Postoperative chemotherapy with the experimental agent S-1 improves overall survival of patients with gastric cancer compared with surgery alone, according to a presentation of a Japanese phase III study at the 2007 Gastrointestinal Cancers Symposium.

“This is the first phase III study to compare S-1 chemotherapy following surgery to surgery alone,” said Mitsuro Sasako, MD, Professor of Surgery and Deputy Director of the National Cancer Center Hospital in Tokyo, Japan and the study’s lead author. “The findings are significant because they showed improved survival with a single chemotherapy agent?one that is cheaper and has lower toxicity than adjuvant chemotherapy regimens commonly used in North America and Europe.”

Current therapy options depend on surgery, sometimes followed by chemotherapy, radiation, or a combination of the two. Although postoperative chemotherapy has shown benefit in some patients, it is unclear which chemotherapy drugs are the most effective.

In the current study, 1,059 patients were randomized to receive S-1 chemotherapy following surgery (529 patients) or curative D2 surgery alone (530 patients), the current standard treatment in Japan. Eligibility criteria included R0 resection, pathological stage II/III (Japanese Classification), age between 20 and 80 years, no prior adjuvant treatment, adequate organ function. Patients were randomized to S-1 (80-120mg/day according to body surface, 4 weeks administration with 2 weeks off in each course, starting within 45 days of surgery until 1 year after surgery,) or surgery alone.

Primary end point was overall survival. When the one-year interim analysis was done, the difference in survival was sufficient that the trial was stopped. At three years, overall survival for patients who received S-1 was 80.5 percent compared with 70.1 percent for patients who received only surgery.

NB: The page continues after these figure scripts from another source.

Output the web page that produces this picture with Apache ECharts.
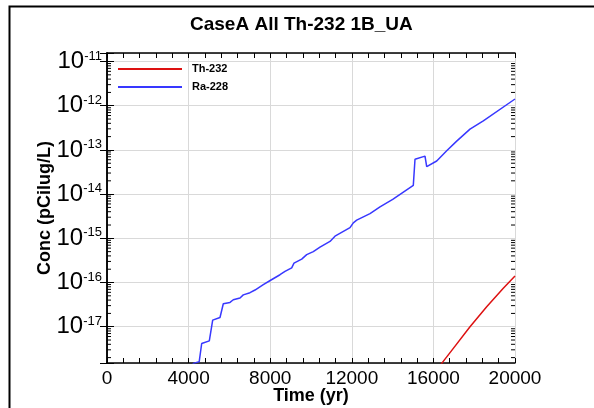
<!DOCTYPE html>
<html>
<head>
<meta charset="utf-8">
<script src="https://cdn.jsdelivr.net/npm/echarts@6/dist/echarts.min.js"></script>
<style>html,body{margin:0;padding:0;background:#fff}#c{width:594px;height:408px}</style>
</head>
<body>
<div id="c"></div>
<script>
// ---- data ----
const titleText = 'CaseA All Th-232 1B_UA';
const xName = 'Time (yr)';
const yName = 'Conc (pCilug/L)';
const seriesNames = ['Th-232', 'Ra-228'];
const xTicks = [0, 4000, 8000, 12000, 16000, 20000];
const yMin = 1.51e-18;
const yMax = 1.56e-11;

const thTime = [16200, 16407, 16977, 17794, 18612, 19426, 20000];
const thConc = [1.0e-18, 1.48e-18, 3.24e-18, 1.0e-17, 2.82e-17, 7.41e-17, 1.41e-16];

const raTime = [4100, 4230, 4520, 4642, 5015, 5181, 5539, 5701, 6029, 6191, 6520, 6681, 7010, 7255, 7662,
  8000, 8480, 8725, 9054, 9167, 9544, 9789, 10113, 10441, 10931, 11176, 11912, 12074, 12240, 12892,
  13382, 14005, 15015, 15098, 15181, 15588, 15672, 15750, 16162, 16652, 17142, 17794, 18446, 20000];
const raConc = [1.0e-18, 1.48e-18, 1.62e-18, 4.17e-18, 4.79e-18, 1.41e-17, 1.62e-17, 3.31e-17, 3.55e-17, 4.07e-17, 4.47e-17, 5.25e-17, 5.89e-17, 6.76e-17, 8.91e-17,
  1.11e-16, 1.50e-16, 1.78e-16, 2.14e-16, 2.75e-16, 3.39e-16, 4.27e-16, 5.01e-16, 6.31e-16, 8.51e-16, 1.12e-15, 1.74e-15, 2.24e-15, 2.57e-15, 3.63e-15,
  5.13e-15, 7.59e-15, 1.58e-14, 6.17e-14, 6.46e-14, 7.24e-14, 4.17e-14, 4.07e-14, 5.62e-14, 9.55e-14, 1.58e-13, 2.95e-13, 4.57e-13, 1.42e-12];

// ---- build ----
const zip = (a, b) => a.map((v, i) => [v, b[i]]);
const minorVals = [];
for (let e = -19; e <= -11; e++) {
  for (let k = 2; k <= 9; k++) {
    const v = k * Math.pow(10, e);
    if (v > yMin && v < yMax) minorVals.push([xTicks[0], v]);
  }
}
const xMin = xTicks[0], xMax = xTicks[xTicks.length - 1];

const labelFmt = function (v) {
  const e = Math.log10(v);
  const r = Math.round(e);
  if (Math.abs(e - r) > 0.01) return '';
  return '{a|10}{b|' + r + '}';
};

const chart = echarts.init(document.getElementById('c'), null, {renderer: 'canvas'});
const font = 'Liberation Sans, Arial, Helvetica, sans-serif';
const xAxisBase = {
  type: 'value', min: xMin, max: xMax, interval: 4000,
  axisLine: {show: true, lineStyle: {color: '#000', width: 1.5}},
  axisTick: {show: true, inside: true, length: 5, lineStyle: {color: '#000'}},
  minorTick: {show: true, splitNumber: 5, length: 5, lineStyle: {color: '#000'}},
};
const yAxisBase = {
  type: 'log', min: yMin, max: yMax,
  axisLine: {show: true, lineStyle: {color: '#000', width: 1.5}},
  axisTick: {show: true, inside: true, length: 7, lineStyle: {color: '#000'}},
};
chart.setOption({
  animation: false,
  textStyle: {fontFamily: font},
  title: {
    text: titleText, left: 190, top: 15, padding: 0,
    textStyle: {fontFamily: font, fontSize: 19, fontWeight: 'bold', color: '#000'}
  },
  legend: {
    data: seriesNames, orient: 'vertical', left: 118, top: 62, padding: 0,
    icon: 'rect', itemWidth: 64, itemHeight: 2, itemGap: 4,
    textStyle: {fontFamily: font, fontSize: 11, fontWeight: 'bold', color: '#000', lineHeight: 14, padding: [0, 0, 0, 5]}
  },
  grid: {left: 107, right: 79, top: 53, bottom: 45, containLabel: false, outerBoundsMode: 'none'},
  xAxis: [
    Object.assign({}, xAxisBase, {
      position: 'bottom',
      name: xName, nameLocation: 'middle', nameGap: 24, nameMoveOverlap: false,
      nameTextStyle: {fontFamily: font, fontSize: 18, fontWeight: 'bold', color: '#000'},
      axisLabel: {show: true, margin: 6, fontSize: 19, color: '#000', fontFamily: font,
        formatter: function (v) { return String(v); }},
      splitLine: {show: true, lineStyle: {color: '#d9d9d9', width: 1}}
    }),
    Object.assign({}, xAxisBase, {
      position: 'top', axisLabel: {show: false}, splitLine: {show: false}
    })
  ],
  yAxis: [
    Object.assign({}, yAxisBase, {
      position: 'left',
      name: yName, nameLocation: 'middle', nameGap: 53, nameRotate: 90, nameMoveOverlap: false,
      nameTextStyle: {fontFamily: font, fontSize: 18, fontWeight: 'bold', color: '#000'},
      axisLabel: {
        show: true, margin: 5, color: '#000', formatter: labelFmt,
        rich: {
          a: {fontSize: 24, fontFamily: font, color: '#000', lineHeight: 24},
          b: {fontSize: 13, fontFamily: font, color: '#000', verticalAlign: 'top', lineHeight: 13}
        }
      },
      splitLine: {show: true, lineStyle: {color: '#d9d9d9', width: 1}}
    }),
    Object.assign({}, yAxisBase, {
      position: 'right', axisLabel: {show: false}, splitLine: {show: false}
    })
  ],
  graphic: [{
    type: 'rect', left: 7, top: 4, silent: true, z: 100,
    shape: {width: 620, height: 440},
    style: {fill: 'none', stroke: '#000', lineWidth: 2}
  }],
  series: [
    {
      name: seriesNames[0], type: 'line', data: zip(thTime, thConc),
      showSymbol: false, symbol: 'none', lineStyle: {color: '#dd1111', width: 1.5}, itemStyle: {color: '#dd1111'},
      clip: true, z: 5
    },
    {
      name: seriesNames[1], type: 'line', data: zip(raTime, raConc),
      showSymbol: false, symbol: 'none', lineStyle: {color: '#3838ff', width: 1.5}, itemStyle: {color: '#3838ff'},
      clip: true, z: 5
    },
    {
      name: 'minorTicks', type: 'custom', data: minorVals, silent: true, z: 10,
      renderItem: function (params, api) {
        const v = api.value(1);
        const pL = api.coord([xMin, v]);
        const pR = api.coord([xMax, v]);
        return {type: 'group', children: [
          {type: 'line', shape: {x1: pL[0], y1: pL[1], x2: pL[0] + 4, y2: pL[1]}, style: {stroke: '#000', lineWidth: 1}},
          {type: 'line', shape: {x1: pR[0] - 4, y1: pR[1], x2: pR[0], y2: pR[1]}, style: {stroke: '#000', lineWidth: 1}}
        ]};
      }
    }
  ]
});
</script>
</body>
</html>
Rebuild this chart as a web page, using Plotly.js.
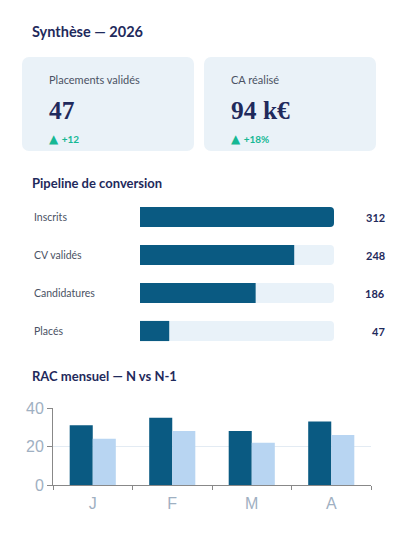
<!DOCTYPE html>
<html lang="fr">
<head>
<meta charset="utf-8">
<title>Synthèse — 2026</title>
<script src="https://cdn.plot.ly/plotly-3.0.1.min.js"></script>
<style>
  html, body { margin: 0; padding: 0; background: #ffffff; }
  body { width: 400px; height: 536px; position: relative; overflow: hidden;
         font-family: Lato, "Noto Sans", sans-serif; color: #1f2a5c; }
  .h { position: absolute; left: 32px; font-weight: 700; color: #1f2a5c; margin: 0; }
  #t1 { top: 23px; font-size: 14.5px; }
  #t2 { top: 175px; font-size: 13px; }
  #t3 { top: 368px; font-size: 13px; }
  .card { position: absolute; top: 57px; width: 172px; height: 94px;
          background: #eaf2f8; border-radius: 7px; }
  #c1 { left: 22px; }
  #c2 { left: 204px; }
  .lbl { position: absolute; left: 27px; top: 16px; font-size: 11px; color: #4a5264; }
  .val { position: absolute; left: 27px; top: 39px; font-family: "Liberation Serif", serif;
         font-weight: 700; font-size: 25.5px; color: #1f2a5c; }
  .delta { position: absolute; left: 27px; top: 75px; font-size: 10px; font-weight: 700; color: #16b894; }
  .delta .tri { font-family: "DejaVu Sans", sans-serif; font-size: 12px; margin-right: 1px; }
  #pipe { position: absolute; left: 0; top: 190px; width: 400px; height: 170px; }
  #rac { position: absolute; left: 0; top: 390px; width: 400px; height: 140px; }
</style>
</head>
<body>
<div class="h" id="t1">Synthèse — 2026</div>

<div class="card" id="c1">
  <div class="lbl" id="k1l"></div>
  <div class="val" id="k1v"></div>
  <div class="delta" id="k1d"></div>
</div>
<div class="card" id="c2">
  <div class="lbl" id="k2l"></div>
  <div class="val" id="k2v"></div>
  <div class="delta" id="k2d"></div>
</div>

<div class="h" id="t2">Pipeline de conversion</div>
<div id="pipe"></div>

<div class="h" id="t3">RAC mensuel — N vs N-1</div>
<div id="rac"></div>

<script>
// KPI cards
const kpiLabels = ["Placements validés", "CA réalisé"];
const kpiValues = ["47", "94 k€"];
const kpiDeltas = ["+12", "+18%"];

// Conversion funnel
const stages = ["Inscrits", "CV validés", "Candidatures", "Placés"];
const stageCounts = [312, 248, 186, 47];

// Monthly RAC, current year vs previous year
const months = ["J", "F", "M", "A"];
const racN = [31, 35, 28, 33];
const racN1 = [24, 28, 22, 26];

const DARK = "#0a5a82";
const LIGHT = "#b8d5f2";
const TRACK = "#e9f2f9";
const NAVY = "#1f2a5c";

kpiLabels.forEach((l, i) => {
  const n = i + 1;
  document.getElementById("k" + n + "l").textContent = l;
  document.getElementById("k" + n + "v").textContent = kpiValues[i];
  const d = document.getElementById("k" + n + "d");
  const tri = document.createElement("span");
  tri.className = "tri";
  tri.textContent = "▲";
  d.appendChild(tri);
  d.appendChild(document.createTextNode(" " + kpiDeltas[i]));
});

// ---- funnel: full-length track behind each stage bar ----
const maxCount = Math.max(...stageCounts);
const pipeTraces = [
  {
    type: "bar", orientation: "h", y: stages, x: stages.map(() => maxCount),
    marker: { color: TRACK, cornerradius: 4 }, hoverinfo: "skip"
  },
  {
    type: "bar", orientation: "h", y: stages, x: stageCounts,
    marker: { color: DARK, cornerradius: 4 }
  }
];
const pipeAnn = [];
stages.forEach((s, i) => {
  pipeAnn.push({
    xref: "paper", yref: "y", x: 0, y: s, xanchor: "left", xshift: -108,
    text: s, showarrow: false, font: { family: "Lato", size: 10.5, color: "#4a5264" }
  });
  pipeAnn.push({
    xref: "paper", yref: "y", x: 1, y: s, xanchor: "right", xshift: 53,
    text: "<b>" + stageCounts[i] + "</b>", showarrow: false,
    font: { family: "Lato", size: 11, color: NAVY }
  });
});
Plotly.newPlot("pipe", pipeTraces, {
  width: 400, height: 170,
  margin: { l: 140, r: 66, t: 8, b: 10 },
  paper_bgcolor: "rgba(0,0,0,0)", plot_bgcolor: "rgba(0,0,0,0)",
  barmode: "overlay", bargap: 0.47, showlegend: false,
  xaxis: { range: [0, maxCount], visible: false, fixedrange: true },
  yaxis: { autorange: "reversed", visible: false, fixedrange: true },
  annotations: pipeAnn
}, { staticPlot: true, displayModeBar: false });

// ---- grouped monthly bars ----
const tickFont = { family: "Liberation Sans, Arial, sans-serif", size: 16, color: "#9fb0c2" };
Plotly.newPlot("rac", [
  { type: "bar", name: "N", x: months, y: racN, marker: { color: DARK } },
  { type: "bar", name: "N-1", x: months, y: racN1, marker: { color: LIGHT } }
], {
  width: 400, height: 140,
  margin: { l: 53, r: 29, t: 18, b: 45 },
  paper_bgcolor: "rgba(0,0,0,0)", plot_bgcolor: "rgba(0,0,0,0)",
  barmode: "group", bargap: 0.42, bargroupgap: 0, showlegend: false,
  xaxis: {
    type: "category", tickson: "boundaries", ticks: "outside", ticklen: 4,
    tickcolor: "#888888", showline: true, linecolor: "#888888", linewidth: 1,
    showgrid: false, tickfont: tickFont, ticklabelstandoff: 4, fixedrange: true
  },
  yaxis: {
    range: [0, 40], tickvals: [0, 20, 40], ticks: "outside", ticklen: 5,
    tickcolor: "#888888", showline: true, linecolor: "#888888", linewidth: 1,
    gridcolor: "#e3ebf3", zeroline: false, tickfont: tickFont, fixedrange: true
  }
}, { staticPlot: true, displayModeBar: false });
</script>
</body>
</html>
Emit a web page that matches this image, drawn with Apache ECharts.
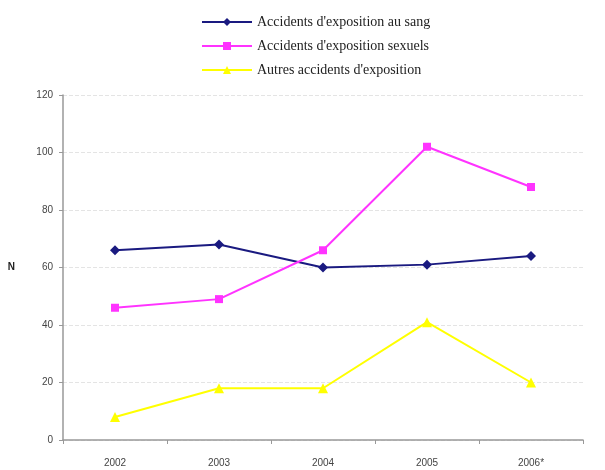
<!DOCTYPE html>
<html>
<head>
<meta charset="utf-8">
<script src="https://cdn.jsdelivr.net/npm/echarts@6/dist/echarts.min.js"></script>
<style>
  html, body { margin: 0; padding: 0; background: #fff; }
  #chart { width: 605px; height: 470px; }
</style>
</head>
<body>
<div id="chart"></div>
<script>
// données
const years = ["2002", "2003", "2004", "2005", "2006*"];
const sang = [66, 68, 60, 61, 64];
const sexuels = [46, 49, 66, 102, 88];
const autres = [8, 18, 18, 41, 20];
const yTicks = { min: 0, max: 120, interval: 20 };

const chart = echarts.init(document.getElementById("chart"));

function lineSerie(name, data, color, symbol, size) {
  return {
    name: name,
    type: "line",
    data: data,
    symbol: symbol,
    symbolSize: size,
    lineStyle: { color: color, width: 2 },
    itemStyle: { color: color },
    emphasis: { disabled: true },
  };
}

chart.setOption({
  animation: false,
  textStyle: { fontFamily: "Liberation Sans, Arial, sans-serif" },
  legend: {
    orient: "vertical",
    left: 196,
    top: 10,
    itemGap: 10,
    itemWidth: 50,
    itemHeight: 10,
    textStyle: {
      fontFamily: "Liberation Serif, Times New Roman, serif",
      fontSize: 14,
      color: "#222",
    },
  },
  grid: { left: 63, right: 22, top: 95, bottom: 30 },
  xAxis: {
    type: "category",
    data: years,
    boundaryGap: true,
    axisLine: { lineStyle: { color: "#999", width: 1.5 } },
    axisTick: { show: true, length: 4, lineStyle: { color: "#999" } },
    axisLabel: { color: "#444", fontSize: 10, margin: 18 },
  },
  yAxis: {
    type: "value",
    min: yTicks.min,
    max: yTicks.max,
    interval: yTicks.interval,
    name: "N",
    nameLocation: "middle",
    nameRotate: 0,
    nameGap: 48,
    nameTextStyle: { color: "#222", fontSize: 10, fontWeight: "bold" },
    axisLine: { show: true, lineStyle: { color: "#999", width: 1.5 } },
    axisTick: { show: true, length: 4, lineStyle: { color: "#999" } },
    axisLabel: { color: "#444", fontSize: 10, margin: 10 },
    splitLine: { lineStyle: { color: "#e4e4e4", type: "dashed" } },
  },
  series: [
    lineSerie("Accidents d'exposition au sang", sang, "#1a1a80", "diamond", 10),
    lineSerie("Accidents d'exposition sexuels", sexuels, "#ff33ff", "rect", 8),
    lineSerie("Autres accidents d'exposition", autres, "#ffff00", "triangle", 10),
  ],
});
</script>
</body>
</html>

Side effects of chemotherapy were rare and included anorexia (6.0 percent of S-1 group had severe symptoms versus 2.1 percent of surgery group) and some blood-related toxicities.

S-1 belongs to the drug class called oral fluoropyrimidines. It is also being evaluated in clinical trials as a treatment for other gastrointestinal cancers including colorectal and pancreatic tumors.